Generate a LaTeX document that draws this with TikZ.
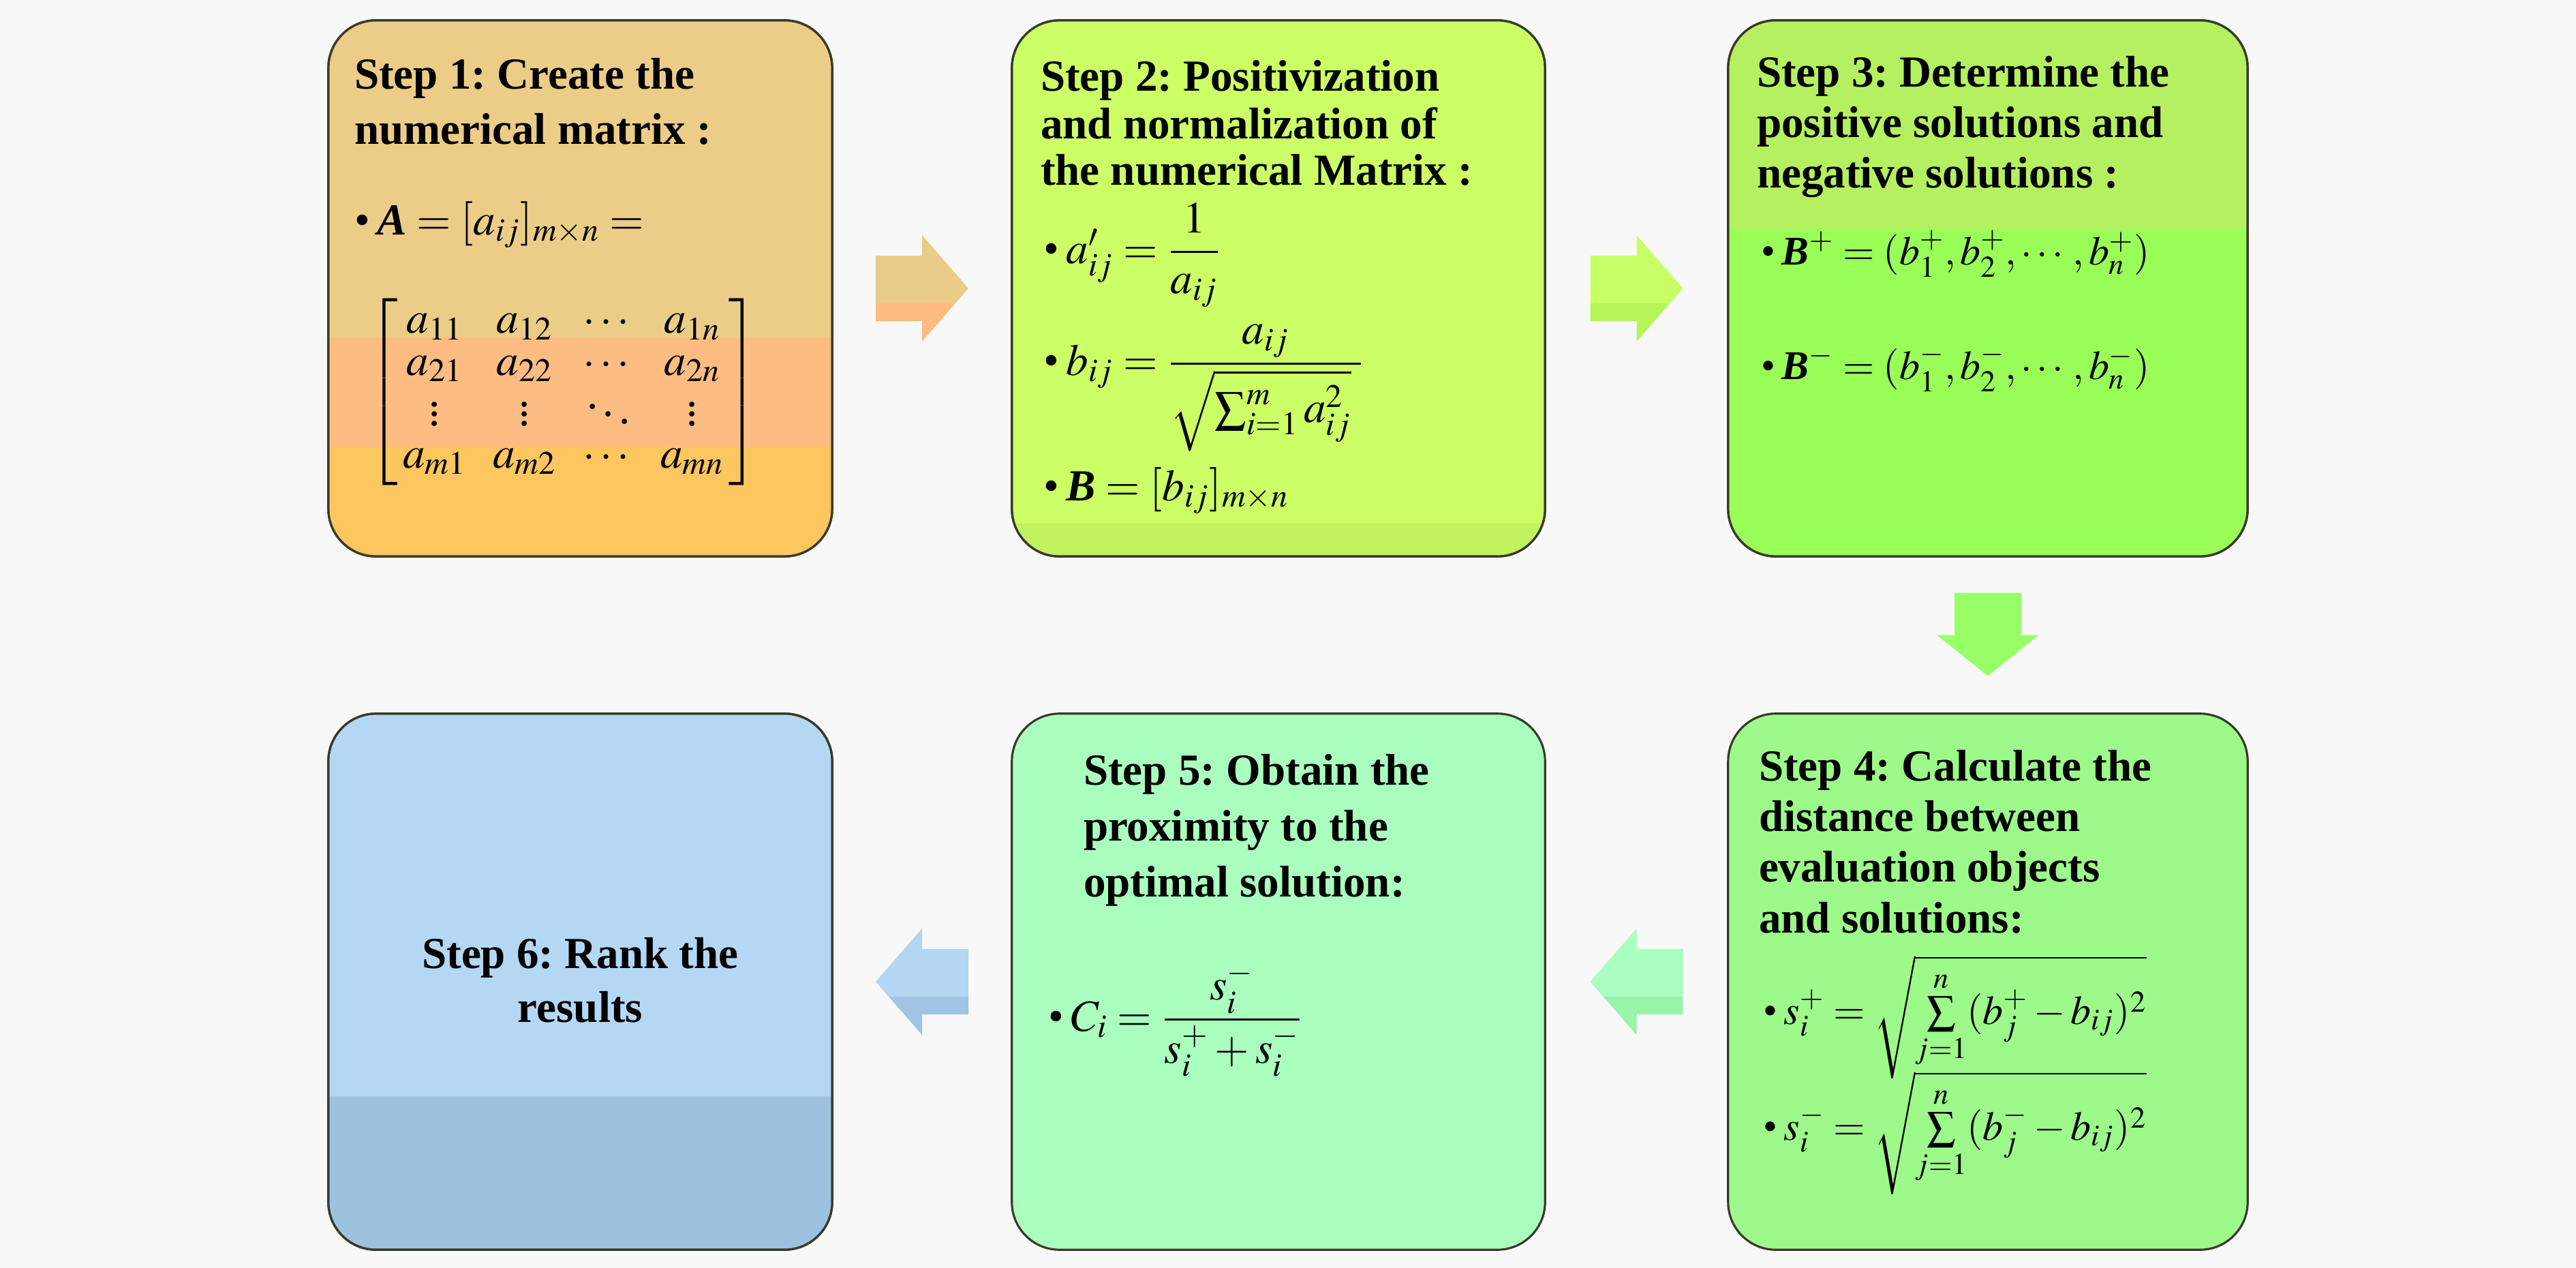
\documentclass[tikz,border=0pt]{standalone}
\usepackage{amsmath}
\usepackage{mathptmx}
\usepackage[no-math]{fontspec}
\setmainfont{Liberation Serif}
\usetikzlibrary{calc}
\frenchspacing
\definecolor{bgc}{HTML}{F8F8F8}
\definecolor{edgec}{HTML}{3A3A2A}
\definecolor{oa}{HTML}{EBCD87}
\definecolor{ob}{HTML}{FDBD82}
\definecolor{oc}{HTML}{FDC65E}
\definecolor{la}{HTML}{CCFF66}
\definecolor{lb}{HTML}{C2F25E}
\definecolor{ga}{HTML}{B5F060}
\definecolor{gb}{HTML}{99FF58}
\definecolor{ha}{HTML}{9CF98A}
\definecolor{ma}{HTML}{AAFFBF}
\definecolor{ba}{HTML}{B4D7F3}
\definecolor{bb}{HTML}{9DC2E0}
\definecolor{aoa}{HTML}{EBCB88}
\definecolor{aob}{HTML}{FFBB80}
\definecolor{ala}{HTML}{C8FF66}
\definecolor{alb}{HTML}{B5F55A}
\definecolor{ada}{HTML}{99FF66}
\definecolor{ama}{HTML}{A8FFC0}
\definecolor{amb}{HTML}{98F5AA}
\definecolor{aba}{HTML}{B3D6F2}
\definecolor{abb}{HTML}{A0C4E4}
\newcommand\mybandfill[3]{\fill[#1, sharp corners] ($(path picture bounding box.north west)+(-5,#2)$) rectangle ($(path picture bounding box.north east)+(5,#3)$);}
\newcommand\myharrow[4]{%
  \begin{scope}[shift={(#1)}, xscale=#2, sharp corners]
    \clip (-68,-48) -- (0,-48) -- (0,-78) -- (68,0) -- (0,78) -- (0,48) -- (-68,48) -- cycle;
    \fill[#3] (-80,-90) rectangle (80,22);
    \fill[#4] (-80,22) rectangle (80,90);
  \end{scope}}
\newcommand\bi[1]{\mbox{\bfseries\itshape #1}}
\tikzset{
  stepbox/.style={draw=edgec, line width=0.9pt, rounded corners=0.7cm, inner sep=0pt, outer sep=0pt, minimum height=7.86cm},
  boxline/.style={edgec, line width=0.9pt, rounded corners=0.7cm},
  ttl/.style={anchor=base west, inner sep=0pt, outer sep=0pt, font=\fontsize{18.5}{22}\selectfont\bfseries},
  ttlc/.style={ttl, anchor=base},
  mth/.style={anchor=base west, inner sep=0pt, outer sep=0pt, font=\fontsize{18.5}{22}\selectfont},
  mths/.style={mth, font=\fontsize{17}{20}\selectfont},
}
\begin{document}
\begin{tikzpicture}[x=0.01cm, y=-0.01cm]
\fill[bgc] (0,0) rectangle (3780,1860);
\useasboundingbox (0,0) rectangle (3780,1860);

% boxes
\node[stepbox, minimum width=7.39cm, fill=oa, path picture={\mybandfill{ob}{465}{626}\mybandfill{oc}{626}{900}}] (b1) at (851.5,423) {};
\node[stepbox, minimum width=7.82cm, fill=la, path picture={\mybandfill{lb}{738}{900}}] (b2) at (1876,423) {};
\node[stepbox, minimum width=7.62cm, fill=gb, path picture={\mybandfill{ga}{-10}{306}}] (b3) at (2917,423) {};
\node[stepbox, minimum width=7.62cm, fill=ha] (b4) at (2917,1440) {};
\node[stepbox, minimum width=7.82cm, fill=ma] (b5) at (1876,1440) {};
\node[stepbox, minimum width=7.39cm, fill=ba, path picture={\mybandfill{bb}{561}{900}}] (b6) at (851.5,1440) {};
\draw[boxline] (b1.north west) rectangle (b1.south east);
\draw[boxline] (b2.north west) rectangle (b2.south east);
\draw[boxline] (b3.north west) rectangle (b3.south east);
\draw[boxline] (b6.north west) rectangle (b6.south east);

% connectors (block arrows)
\coordinate (m1) at ($(b1.east)!0.5!(b2.west)$);
\coordinate (m2) at ($(b2.east)!0.5!(b3.west)$);
\coordinate (m3) at ($(b3.south)!0.5!(b4.north)$);
\coordinate (m4) at ($(b4.west)!0.5!(b5.east)$);
\coordinate (m5) at ($(b5.west)!0.5!(b6.east)$);
\myharrow{m1}{1}{aoa}{aob}
\myharrow{m2}{1}{ala}{alb}
\myharrow{m4}{-1}{ama}{amb}
\myharrow{m5}{-1}{aba}{abb}
\begin{scope}[shift={(m3)}]
  \fill[ada] (-49,-62) -- (49,-62) -- (49,0) -- (75,0) -- (0,60) -- (-75,0) -- (-49,0) -- cycle;
\end{scope}

% Step 1
\node[ttl] (t1a) at (520,130) {Step 1: Create the};
\node[ttl] (t1b) at (520,211) {numerical matrix :};
\node[mth] (f1a) at (520,344) {\textbullet\,$\bi{A} = [a_{ij}]_{m\times n} =$};
\node[inner sep=0pt, font=\fontsize{18.5}{17.5}\selectfont] (f1b) at (827,575)
 {$\setlength\arraycolsep{5.5pt}\left[\,\begin{matrix} a_{11} & a_{12} & \cdots & a_{1n}\\ a_{21} & a_{22} & \cdots & a_{2n}\\ \vdots & \vdots & \ddots & \vdots\\ a_{m1} & a_{m2} & \cdots & a_{mn}\end{matrix}\,\right]$};

% Step 2
\node[ttl] (t2a) at (1527,133) {Step 2: Positivization};
\node[ttl] (t2b) at (1527,203) {and normalization of};
\node[ttl] (t2c) at (1527,271) {the numerical Matrix :};
\node[mth] (f2a) at (1531,386) {\textbullet\,$a'_{ij} = \dfrac{1}{a_{ij}}$};
\node[mth] (f2b) at (1531,550) {\textbullet\,$b_{ij} = \dfrac{a_{ij}}{\sqrt{\sum_{i=1}^{m} a_{ij}^{2}}\;}$};
\node[mth] (f2c) at (1531,734) {\textbullet\,$\bi{B} = [b_{ij}]_{m\times n}$};

% Step 3
\node[ttl] (t3a) at (2578,127) {Step 3: Determine the};
\node[ttl] (t3b) at (2578,201) {positive solutions and};
\node[ttl] (t3c) at (2578,275) {negative solutions :};
\node[mths] (f3a) at (2584,388) {\textbullet\,$\bi{B}^{+} = (b_1^{+}, b_2^{+}, \cdots, b_n^{+})$};
\node[mths] (f3b) at (2584,556) {\textbullet\,$\bi{B}^{-} = (b_1^{-}, b_2^{-}, \cdots, b_n^{-})$};

% Step 4
\node[ttl] (t4a) at (2581,1145) {Step 4: Calculate the};
\node[ttl] (t4b) at (2581,1219) {distance between};
\node[ttl] (t4c) at (2581,1293) {evaluation objects};
\node[ttl] (t4d) at (2581,1368) {and solutions:};
\node[mths] (f4a) at (2587,1502) {\textbullet\,$s_i^{+} = \sqrt{\sum\limits_{j=1}^{n}(b_j^{+} - b_{ij})^2}$};
\node[mths] (f4b) at (2587,1672) {\textbullet\,$s_i^{-} = \sqrt{\sum\limits_{j=1}^{n}(b_j^{-} - b_{ij})^2}$};

% Step 5
\node[ttl] (t5a) at (1590,1151) {Step 5: Obtain the};
\node[ttl] (t5b) at (1590,1233) {proximity to the};
\node[ttl] (t5c) at (1590,1315) {optimal solution:};
\node[mth] (f5a) at (1538,1512) {\textbullet\,$C_i = \dfrac{s_i^{-}}{s_i^{+} + s_i^{-}}$};

% Step 6
\node[ttlc] (t6a) at (851.5,1420) {Step 6: Rank the};
\node[ttlc] (t6b) at (851.5,1499) {results};
\end{tikzpicture}
\end{document}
_ _ _ _ _
◆ **YOUR OBJECTIVE**: Copy the material exactly. Do not include the pictures.

◆ **EXERCISE OUTPUT**:
Generate a LaTeX document that draws this with TikZ.
\documentclass[tikz,border=0pt]{standalone}
\usepackage{amsmath}
\usepackage{mathptmx}
\usepackage[no-math]{fontspec}
\setmainfont{Liberation Serif}
\usetikzlibrary{calc}
\frenchspacing
\definecolor{bgc}{HTML}{F8F8F8}
\definecolor{edgec}{HTML}{3A3A2A}
\definecolor{oa}{HTML}{EBCD87}
\definecolor{ob}{HTML}{FDBD82}
\definecolor{oc}{HTML}{FDC65E}
\definecolor{la}{HTML}{CCFF66}
\definecolor{lb}{HTML}{C2F25E}
\definecolor{ga}{HTML}{B5F060}
\definecolor{gb}{HTML}{99FF58}
\definecolor{ha}{HTML}{9CF98A}
\definecolor{ma}{HTML}{AAFFBF}
\definecolor{ba}{HTML}{B4D7F3}
\definecolor{bb}{HTML}{9DC2E0}
\definecolor{aoa}{HTML}{EBCB88}
\definecolor{aob}{HTML}{FFBB80}
\definecolor{ala}{HTML}{C8FF66}
\definecolor{alb}{HTML}{B5F55A}
\definecolor{ada}{HTML}{99FF66}
\definecolor{ama}{HTML}{A8FFC0}
\definecolor{amb}{HTML}{98F5AA}
\definecolor{aba}{HTML}{B3D6F2}
\definecolor{abb}{HTML}{A0C4E4}
\newcommand\mybandfill[3]{\fill[#1, sharp corners] ($(path picture bounding box.north west)+(-5,#2)$) rectangle ($(path picture bounding box.north east)+(5,#3)$);}
\newcommand\myharrow[4]{%
  \begin{scope}[shift={(#1)}, xscale=#2, sharp corners]
    \clip (-68,-48) -- (0,-48) -- (0,-78) -- (68,0) -- (0,78) -- (0,48) -- (-68,48) -- cycle;
    \fill[#3] (-80,-90) rectangle (80,22);
    \fill[#4] (-80,22) rectangle (80,90);
  \end{scope}}
\newcommand\bi[1]{\mbox{\bfseries\itshape #1}}
\tikzset{
  stepbox/.style={draw=edgec, line width=0.9pt, rounded corners=0.7cm, inner sep=0pt, outer sep=0pt, minimum height=7.86cm},
  boxline/.style={edgec, line width=0.9pt, rounded corners=0.7cm},
  ttl/.style={anchor=base west, inner sep=0pt, outer sep=0pt, font=\fontsize{18.5}{22}\selectfont\bfseries},
  ttlc/.style={ttl, anchor=base},
  mth/.style={anchor=base west, inner sep=0pt, outer sep=0pt, font=\fontsize{18.5}{22}\selectfont},
  mths/.style={mth, font=\fontsize{17}{20}\selectfont},
}
\begin{document}
\begin{tikzpicture}[x=0.01cm, y=-0.01cm]
\fill[bgc] (0,0) rectangle (3780,1860);
\useasboundingbox (0,0) rectangle (3780,1860);

% boxes
\node[stepbox, minimum width=7.39cm, fill=oa, path picture={\mybandfill{ob}{465}{626}\mybandfill{oc}{626}{900}}] (b1) at (851.5,423) {};
\node[stepbox, minimum width=7.82cm, fill=la, path picture={\mybandfill{lb}{738}{900}}] (b2) at (1876,423) {};
\node[stepbox, minimum width=7.62cm, fill=gb, path picture={\mybandfill{ga}{-10}{306}}] (b3) at (2917,423) {};
\node[stepbox, minimum width=7.62cm, fill=ha] (b4) at (2917,1440) {};
\node[stepbox, minimum width=7.82cm, fill=ma] (b5) at (1876,1440) {};
\node[stepbox, minimum width=7.39cm, fill=ba, path picture={\mybandfill{bb}{561}{900}}] (b6) at (851.5,1440) {};
\draw[boxline] (b1.north west) rectangle (b1.south east);
\draw[boxline] (b2.north west) rectangle (b2.south east);
\draw[boxline] (b3.north west) rectangle (b3.south east);
\draw[boxline] (b6.north west) rectangle (b6.south east);

% connectors (block arrows)
\coordinate (m1) at ($(b1.east)!0.5!(b2.west)$);
\coordinate (m2) at ($(b2.east)!0.5!(b3.west)$);
\coordinate (m3) at ($(b3.south)!0.5!(b4.north)$);
\coordinate (m4) at ($(b4.west)!0.5!(b5.east)$);
\coordinate (m5) at ($(b5.west)!0.5!(b6.east)$);
\myharrow{m1}{1}{aoa}{aob}
\myharrow{m2}{1}{ala}{alb}
\myharrow{m4}{-1}{ama}{amb}
\myharrow{m5}{-1}{aba}{abb}
\begin{scope}[shift={(m3)}]
  \fill[ada] (-49,-62) -- (49,-62) -- (49,0) -- (75,0) -- (0,60) -- (-75,0) -- (-49,0) -- cycle;
\end{scope}

% Step 1
\node[ttl] (t1a) at (520,130) {Step 1: Create the};
\node[ttl] (t1b) at (520,211) {numerical matrix :};
\node[mth] (f1a) at (520,344) {\textbullet\,$\bi{A} = [a_{ij}]_{m\times n} =$};
\node[inner sep=0pt, font=\fontsize{18.5}{17.5}\selectfont] (f1b) at (827,575)
 {$\setlength\arraycolsep{5.5pt}\left[\,\begin{matrix} a_{11} & a_{12} & \cdots & a_{1n}\\ a_{21} & a_{22} & \cdots & a_{2n}\\ \vdots & \vdots & \ddots & \vdots\\ a_{m1} & a_{m2} & \cdots & a_{mn}\end{matrix}\,\right]$};

% Step 2
\node[ttl] (t2a) at (1527,133) {Step 2: Positivization};
\node[ttl] (t2b) at (1527,203) {and normalization of};
\node[ttl] (t2c) at (1527,271) {the numerical Matrix :};
\node[mth] (f2a) at (1531,386) {\textbullet\,$a'_{ij} = \dfrac{1}{a_{ij}}$};
\node[mth] (f2b) at (1531,550) {\textbullet\,$b_{ij} = \dfrac{a_{ij}}{\sqrt{\sum_{i=1}^{m} a_{ij}^{2}}\;}$};
\node[mth] (f2c) at (1531,734) {\textbullet\,$\bi{B} = [b_{ij}]_{m\times n}$};

% Step 3
\node[ttl] (t3a) at (2578,127) {Step 3: Determine the};
\node[ttl] (t3b) at (2578,201) {positive solutions and};
\node[ttl] (t3c) at (2578,275) {negative solutions :};
\node[mths] (f3a) at (2584,388) {\textbullet\,$\bi{B}^{+} = (b_1^{+}, b_2^{+}, \cdots, b_n^{+})$};
\node[mths] (f3b) at (2584,556) {\textbullet\,$\bi{B}^{-} = (b_1^{-}, b_2^{-}, \cdots, b_n^{-})$};

% Step 4
\node[ttl] (t4a) at (2581,1145) {Step 4: Calculate the};
\node[ttl] (t4b) at (2581,1219) {distance between};
\node[ttl] (t4c) at (2581,1293) {evaluation objects};
\node[ttl] (t4d) at (2581,1368) {and solutions:};
\node[mths] (f4a) at (2587,1502) {\textbullet\,$s_i^{+} = \sqrt{\sum\limits_{j=1}^{n}(b_j^{+} - b_{ij})^2}$};
\node[mths] (f4b) at (2587,1672) {\textbullet\,$s_i^{-} = \sqrt{\sum\limits_{j=1}^{n}(b_j^{-} - b_{ij})^2}$};

% Step 5
\node[ttl] (t5a) at (1590,1151) {Step 5: Obtain the};
\node[ttl] (t5b) at (1590,1233) {proximity to the};
\node[ttl] (t5c) at (1590,1315) {optimal solution:};
\node[mth] (f5a) at (1538,1512) {\textbullet\,$C_i = \dfrac{s_i^{-}}{s_i^{+} + s_i^{-}}$};

% Step 6
\node[ttlc] (t6a) at (851.5,1420) {Step 6: Rank the};
\node[ttlc] (t6b) at (851.5,1499) {results};
\end{tikzpicture}
\end{document}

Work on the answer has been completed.